Shrimp Zucchini Boats
- Minutes to Prepare:
- Minutes to Cook:
- Number of Servings: 6
Ingredients
Directions
1 lb Shrimp - Publix Large White 1 tsp Extra Virgin Olive Oil 2 tbsp President Butter Salted 3 oz (80 gram) Artichoke Hearts - Vigo 3 large Zucchini 3 cloves Garlic .5 cup Parmesan Cheese, grated 1 tbsp Lemon Juice
1. Slice each zucchini in half lengthwise. Scoop out the center in order to create a well. Roughly chop and save all of the zucchini that you scoop out for later.
2. Spray or brush zucchini boats with olive oil. Season with S&P. Heat a grill over medium high heat and set the oiled zucchini boats cut side down. grill for about 5 minutes without turning in order to seal. Alternatively, you can bake in a 450 degree oven, cut side down, for 5-10 minutes. Set aside.
3. In a large skillet over medium high heat, melt 2 tablespoons of butter.
4. Add shrimp to hot melted butter. Add lemon juice. Allow to cook until bottom side starts to turn golden brown, about 5 minutes, turn and cook for another minute. Transfer to a bowl and set aside.

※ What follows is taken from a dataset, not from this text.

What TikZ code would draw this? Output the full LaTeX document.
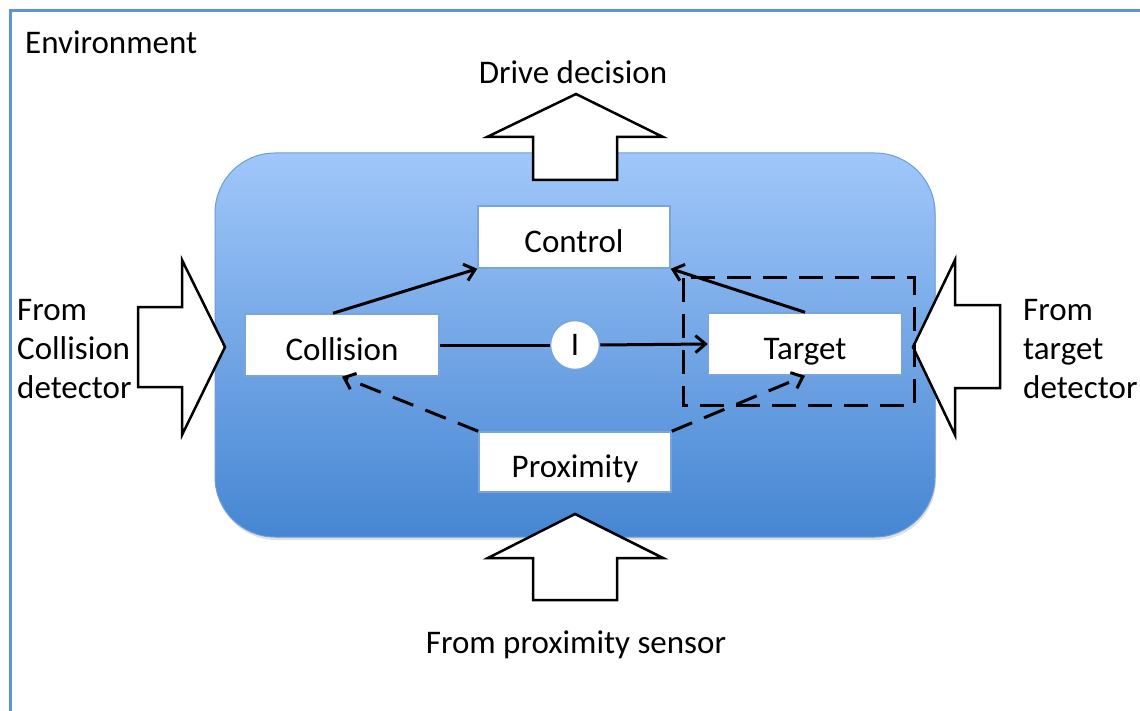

5. In same pan melt remaining 2 tablespoons of butter. Add remaining zucchini and artichoke hearts. Cook until soft, about 5 minutes. Add garlic and saute for another 1-2 minutes.
6. Place grilled zucchini boats on a baking sheet. Fill with cooked zucchini filling. Tear each shrimp into smaller pieces and place on top of zucchini filling. Top with grated parmesan cheese.
7. Heat under broiler until cheese turns golden brown, about 5 minutes. Serve warm.
Notes:
Serving size equals one zucchini boat.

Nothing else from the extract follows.